Steps for developing a machine learning model
It is possible to either access a publicly available dataset or put the controls and agreements in place to gather the data as part of the development process. As an example, The National Institute for Health Research (NIHR), which invests over £1 billion annually into health and social care research, makes its funded datasets publicly available. Gathering good quality data as part of ML development can take longer, but the dataset might be more representative of the problem the ML tool is trying to solve.
After the data has been collected, it is important to consider the following aspects:
- How was the data collected? For example, data collected in a clinical hospital in England may not be appropriate if the application will be used in remote areas in Africa.
- Is the dataset representative of the population of the target audience? Is there equal distribution of data from different ethnic groups, gender and age for example? If a public dataset was used which doesn’t include these parameters, the model must be evaluated against these different groups to verify it does not perform better for certain groups than others.
- Does the dataset have enough coverage?If the application contains different features as inputs, while the outputs are classes representing different diseases, is each disease covered equally or is there a class imbalance? For example, are there more datapoints for a certain disease than others?

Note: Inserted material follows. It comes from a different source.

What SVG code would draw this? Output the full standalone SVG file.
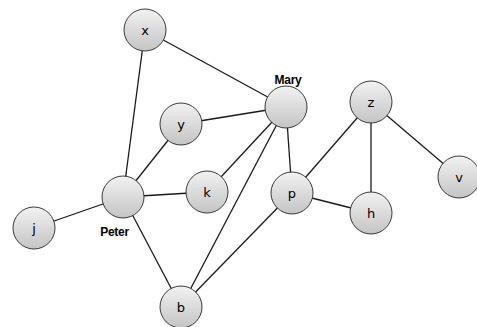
<svg xmlns="http://www.w3.org/2000/svg" width="477" height="327" viewBox="0 0 477 327">
<defs>
<linearGradient id="g" x1="0" y1="0" x2="0" y2="1">
<stop offset="0" stop-color="#f2f2f2"/>
<stop offset="1" stop-color="#c4c4c4"/>
</linearGradient>
</defs>
<style>
.n{fill:url(#g);stroke:#3a3a3a;stroke-width:1}
.t{font-family:"DejaVu Sans","Liberation Sans",sans-serif;font-size:13px;fill:#000;text-anchor:middle}
.l{font-family:"Liberation Sans",Arial,sans-serif;font-size:12px;font-weight:bold;fill:#000;text-anchor:middle;letter-spacing:-0.3px}
.e line{stroke:#1a1a1a;stroke-width:1.3}
</style>
<rect width="477" height="327" fill="#fff"/>
<g id="connectors" class="e">
<line x1="145" y1="30" x2="286" y2="107"/>
<line x1="145" y1="30" x2="123" y2="197"/>
<line x1="181" y1="124" x2="286" y2="107"/>
<line x1="181" y1="124" x2="123" y2="197"/>
<line x1="286" y1="107" x2="207" y2="192"/>
<line x1="286" y1="107" x2="181" y2="307"/>
<line x1="286" y1="107" x2="292" y2="193"/>
<line x1="123" y1="197" x2="207" y2="192"/>
<line x1="123" y1="197" x2="34" y2="228"/>
<line x1="123" y1="197" x2="181" y2="307"/>
<line x1="292" y1="193" x2="181" y2="307"/>
<line x1="292" y1="193" x2="371" y2="102"/>
<line x1="292" y1="193" x2="371" y2="213"/>
<line x1="371" y1="102" x2="371" y2="213"/>
<line x1="371" y1="102" x2="459" y2="177"/>
</g>
<g id="node-x"><circle class="n" cx="145" cy="30" r="21"/><text class="t" x="145" y="35">x</text></g>
<g id="node-Mary"><circle class="n" cx="286" cy="107" r="21"/><text class="l" x="288" y="84">Mary</text></g>
<g id="node-y"><circle class="n" cx="181" cy="124" r="21"/><text class="t" x="181" y="129">y</text></g>
<g id="node-Peter"><circle class="n" cx="123" cy="197" r="21"/><text class="l" x="114.5" y="236">Peter</text></g>
<g id="node-k"><circle class="n" cx="207" cy="192" r="21"/><text class="t" x="207" y="197">k</text></g>
<g id="node-j"><circle class="n" cx="34" cy="228" r="21"/><text class="t" x="34" y="233">j</text></g>
<g id="node-b"><circle class="n" cx="181" cy="307" r="21"/><text class="t" x="181" y="312">b</text></g>
<g id="node-p"><circle class="n" cx="292" cy="193" r="21"/><text class="t" x="292" y="198">p</text></g>
<g id="node-z"><circle class="n" cx="371" cy="102" r="21"/><text class="t" x="371" y="107">z</text></g>
<g id="node-h"><circle class="n" cx="371" cy="213" r="21"/><text class="t" x="371" y="218">h</text></g>
<g id="node-v"><circle class="n" cx="459" cy="177" r="21"/><text class="t" x="459" y="182">v</text></g>
</svg>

The next step is preparing the data that has been collected for training. This includes handling invalid or missing data or removing duplicate data, which must be done carefully to make sure important data isn’t accidentally removed. Data preparation can also include converting the data from continuous to discrete values, or normalising it to suit the selected algorithm better. If the dataset needs to be labelled and the outcome is not a ground truth but an opinion, this opinion should be deduced by several people to reduce bias and ensure the outcome is as representative as possible.
Training the machine learning model
After collecting and pre-processing the data, you will start to have a clearer picture of the problem and possible solutions, allowing you to select an appropriate ML model. The selection of the ML model will depend on the data and the application. Is the application predicting a value (regression) or a class (classification)? Does the data contain the expected outcome given input features (supervised learning) or not (unsupervised)? For example, if the dataset contains images of cancer cells where each image has been labelled cancerous or non-cancerous, the task would be considered supervised learning and classification.

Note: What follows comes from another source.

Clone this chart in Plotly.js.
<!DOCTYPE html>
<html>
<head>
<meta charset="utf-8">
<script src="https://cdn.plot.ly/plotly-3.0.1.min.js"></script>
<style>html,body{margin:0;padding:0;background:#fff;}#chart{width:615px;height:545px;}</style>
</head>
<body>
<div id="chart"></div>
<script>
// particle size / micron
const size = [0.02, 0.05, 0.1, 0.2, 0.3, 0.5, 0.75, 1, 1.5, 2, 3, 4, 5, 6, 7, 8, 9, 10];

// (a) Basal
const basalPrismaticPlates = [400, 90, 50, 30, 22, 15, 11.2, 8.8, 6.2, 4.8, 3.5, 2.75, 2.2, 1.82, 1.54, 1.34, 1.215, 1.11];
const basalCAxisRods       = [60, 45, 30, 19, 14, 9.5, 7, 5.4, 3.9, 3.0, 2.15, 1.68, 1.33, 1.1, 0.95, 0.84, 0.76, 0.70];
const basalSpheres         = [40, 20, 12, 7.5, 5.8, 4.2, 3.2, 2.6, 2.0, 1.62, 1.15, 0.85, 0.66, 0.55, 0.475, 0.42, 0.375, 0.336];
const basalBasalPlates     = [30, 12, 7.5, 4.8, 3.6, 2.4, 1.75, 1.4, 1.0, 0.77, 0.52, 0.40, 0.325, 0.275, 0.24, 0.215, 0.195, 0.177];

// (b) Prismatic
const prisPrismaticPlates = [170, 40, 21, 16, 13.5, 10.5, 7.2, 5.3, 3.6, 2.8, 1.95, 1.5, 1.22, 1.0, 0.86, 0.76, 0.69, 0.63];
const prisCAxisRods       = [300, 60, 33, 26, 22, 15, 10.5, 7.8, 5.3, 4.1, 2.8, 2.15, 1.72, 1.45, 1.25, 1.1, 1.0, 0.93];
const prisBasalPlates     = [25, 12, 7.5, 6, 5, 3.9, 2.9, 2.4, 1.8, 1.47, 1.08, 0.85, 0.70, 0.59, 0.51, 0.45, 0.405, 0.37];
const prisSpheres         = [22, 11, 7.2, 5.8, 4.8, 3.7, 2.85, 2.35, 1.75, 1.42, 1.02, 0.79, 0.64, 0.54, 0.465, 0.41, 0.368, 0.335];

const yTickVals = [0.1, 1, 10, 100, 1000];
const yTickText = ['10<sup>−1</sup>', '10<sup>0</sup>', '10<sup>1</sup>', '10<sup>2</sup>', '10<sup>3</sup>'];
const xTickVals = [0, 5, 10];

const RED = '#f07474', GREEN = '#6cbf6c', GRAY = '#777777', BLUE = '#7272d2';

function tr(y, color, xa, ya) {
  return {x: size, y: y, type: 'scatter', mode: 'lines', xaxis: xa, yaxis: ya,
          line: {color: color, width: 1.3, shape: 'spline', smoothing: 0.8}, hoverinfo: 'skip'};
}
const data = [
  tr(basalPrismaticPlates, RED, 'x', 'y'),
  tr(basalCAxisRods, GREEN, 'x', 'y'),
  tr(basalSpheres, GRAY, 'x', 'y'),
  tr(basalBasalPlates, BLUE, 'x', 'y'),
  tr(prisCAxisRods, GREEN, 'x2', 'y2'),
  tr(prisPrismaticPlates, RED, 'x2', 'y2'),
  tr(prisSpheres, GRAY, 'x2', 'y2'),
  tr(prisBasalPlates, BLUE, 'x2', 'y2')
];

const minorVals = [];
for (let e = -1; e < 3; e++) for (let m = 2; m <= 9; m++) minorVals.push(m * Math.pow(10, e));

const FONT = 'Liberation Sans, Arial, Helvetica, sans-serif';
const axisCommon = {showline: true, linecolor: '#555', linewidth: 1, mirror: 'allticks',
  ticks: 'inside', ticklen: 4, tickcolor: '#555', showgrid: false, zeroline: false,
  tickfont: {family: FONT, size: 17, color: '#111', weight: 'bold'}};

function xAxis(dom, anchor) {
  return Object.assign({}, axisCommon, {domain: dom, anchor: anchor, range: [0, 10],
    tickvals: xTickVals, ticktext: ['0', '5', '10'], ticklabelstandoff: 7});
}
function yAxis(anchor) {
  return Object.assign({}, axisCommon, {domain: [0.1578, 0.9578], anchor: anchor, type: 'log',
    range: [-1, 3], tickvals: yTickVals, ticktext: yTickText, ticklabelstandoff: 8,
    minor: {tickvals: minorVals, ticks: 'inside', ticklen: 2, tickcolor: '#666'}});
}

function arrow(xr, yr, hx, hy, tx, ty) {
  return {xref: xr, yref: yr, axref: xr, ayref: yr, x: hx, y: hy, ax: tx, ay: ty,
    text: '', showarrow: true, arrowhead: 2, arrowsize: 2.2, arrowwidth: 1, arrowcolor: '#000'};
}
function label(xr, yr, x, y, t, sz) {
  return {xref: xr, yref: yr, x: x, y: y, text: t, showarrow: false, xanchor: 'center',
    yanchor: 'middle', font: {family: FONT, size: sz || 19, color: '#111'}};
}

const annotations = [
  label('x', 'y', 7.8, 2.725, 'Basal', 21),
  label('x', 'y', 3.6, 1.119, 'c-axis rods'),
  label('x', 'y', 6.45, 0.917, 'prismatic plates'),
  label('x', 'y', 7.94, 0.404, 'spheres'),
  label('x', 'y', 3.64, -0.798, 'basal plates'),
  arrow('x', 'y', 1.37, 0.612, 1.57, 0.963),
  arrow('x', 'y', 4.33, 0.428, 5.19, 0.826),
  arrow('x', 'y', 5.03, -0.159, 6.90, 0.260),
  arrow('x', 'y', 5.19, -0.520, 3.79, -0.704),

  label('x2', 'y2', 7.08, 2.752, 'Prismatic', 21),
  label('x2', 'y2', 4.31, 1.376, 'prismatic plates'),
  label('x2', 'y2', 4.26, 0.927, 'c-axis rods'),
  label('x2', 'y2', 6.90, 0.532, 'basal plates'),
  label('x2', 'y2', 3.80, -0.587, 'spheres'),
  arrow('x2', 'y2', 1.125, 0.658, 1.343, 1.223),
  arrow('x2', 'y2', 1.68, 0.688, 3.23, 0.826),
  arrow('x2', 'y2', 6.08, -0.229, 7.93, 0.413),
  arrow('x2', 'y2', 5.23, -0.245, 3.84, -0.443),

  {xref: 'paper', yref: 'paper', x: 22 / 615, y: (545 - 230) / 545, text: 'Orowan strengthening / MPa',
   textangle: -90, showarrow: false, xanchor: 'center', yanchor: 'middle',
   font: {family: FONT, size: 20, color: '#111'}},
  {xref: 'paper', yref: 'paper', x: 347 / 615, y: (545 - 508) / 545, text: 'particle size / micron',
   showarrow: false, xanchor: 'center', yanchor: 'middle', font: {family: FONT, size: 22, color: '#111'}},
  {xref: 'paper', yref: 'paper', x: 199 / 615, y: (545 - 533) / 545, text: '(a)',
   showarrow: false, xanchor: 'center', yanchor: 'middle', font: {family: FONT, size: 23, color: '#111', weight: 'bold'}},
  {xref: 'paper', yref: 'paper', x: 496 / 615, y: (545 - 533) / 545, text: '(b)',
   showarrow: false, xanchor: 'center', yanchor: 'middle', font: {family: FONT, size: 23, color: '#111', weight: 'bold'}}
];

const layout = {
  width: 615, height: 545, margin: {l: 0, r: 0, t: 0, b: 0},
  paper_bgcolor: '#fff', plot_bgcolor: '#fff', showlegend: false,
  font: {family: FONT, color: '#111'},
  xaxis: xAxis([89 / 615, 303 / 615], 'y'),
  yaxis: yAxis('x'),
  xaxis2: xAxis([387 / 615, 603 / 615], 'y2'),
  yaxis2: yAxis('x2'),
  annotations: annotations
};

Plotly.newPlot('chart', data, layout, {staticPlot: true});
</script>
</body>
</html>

The next step is selecting the appropriate model that can be fitted to the data and solve the task at hand. There are numerous algorithms that can be used to solve the same task, however there are several important factors that need to be considered to choose the right one.

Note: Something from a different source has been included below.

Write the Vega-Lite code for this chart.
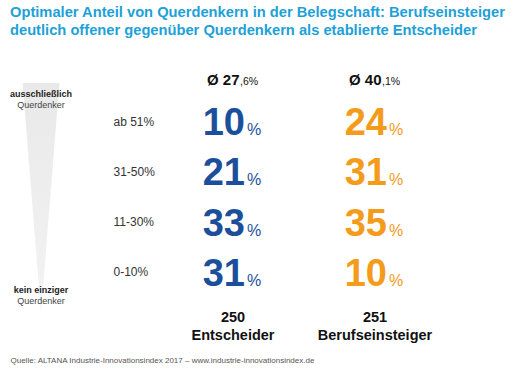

These factors could include interpretability, such as how well the machine learning model explains its predictions. This should be considered a huge factor when choosing a model for machine learning in medical applications. The amount of time it takes to train the model can also be an important factor if the model needs to be repeatedly trained when receiving new data. Is it important that the application makes a quick prediction, or is accuracy more important than time? Performance and interpretability will probably have the biggest impact on which algorithm should be chosen. A good way to decide on the best algorithm would be to use the validation part of the dataset to determine which model is best suited for the application.